Sam and Riddle are gorgeous. Sam is simply delectable – a caring and sweet young man, unencumbered by pop-culture ideas of masculinity and ‘norms’; being in perpetual motion with his crazy father has made Sam, unwittingly, into a rather charming and kind young man. Totally different from his teenage adolescent male contemporaries. Sam only wants to protect his little brother, be near the girl he likes and play his music. He’s utterly charming.

Riddle, likewise, is a darling. He wheezes when he breathes, speaks through his brother and looks at things from the inside-out, or bottom-up. He is a bright and curious child, who makes you want to reach into the book and wrap him in a warm hug.

The plot is beautifully crafted – and even though I thought I knew where the book was going, I was surprised to find the story being carried into the wilderness … For all the sense of menace and foreboding, the heart of ‘I’ll Be There’ comes from the Border boys being wanted. When the inevitable happens and Clarence insists on fleeing, Emily’s presence in Sam’s life makes a difference – suddenly he and Riddle are not so easily let go. It’s a heart-warming lesson in the centre of a story so full of craziness.
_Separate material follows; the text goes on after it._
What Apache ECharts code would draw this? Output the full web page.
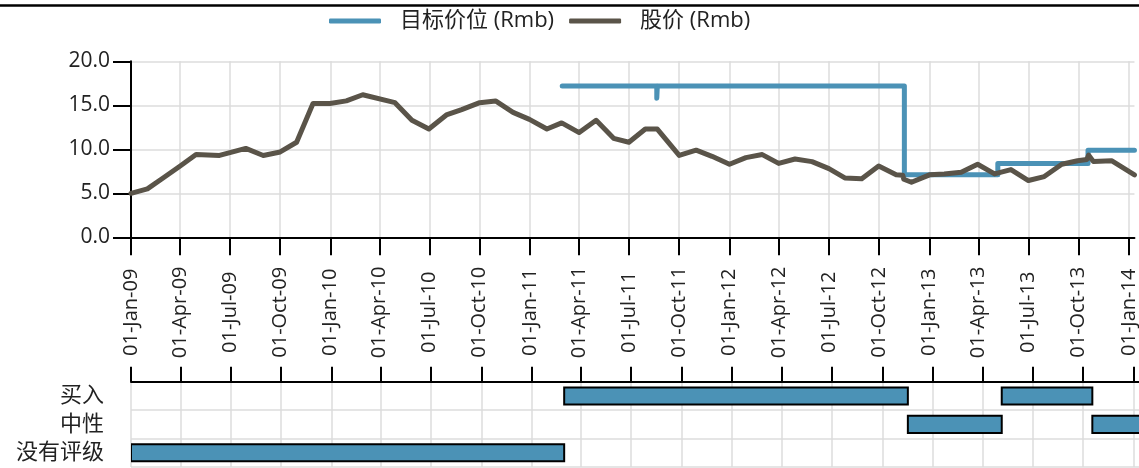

I will say that ‘I’ll Be There’ reminded me a lot of the (brilliant) 1988 River Phoenix film ‘Running on Empty’ – about an activist family on the run from the FBI. The book and movie have similarities in the brotherly bond, a girl that makes the runaway want to stay, but especially for the music connection … the one big difference being that, in the movie, family is a safe harbour and hard to let go of. In ‘I’ll Be There’ Clarence is a confused villain – living on the whims of his mental illness, he is a brilliant ‘baddie’ for his unpredictability.

I loved 'I'll Be There', and fully intend to read whatever else Holly Goldberg Sloan writes. Sam Border is a real treasure, and this novel will not be easily forgotten.

5/5

1 comment:

  1. I'll Be There has been on a my to-read list for months, originally because the cover caught my eye and then because I liked the sound of it. I'm so glad that you review it as it really does sound like an excellent story.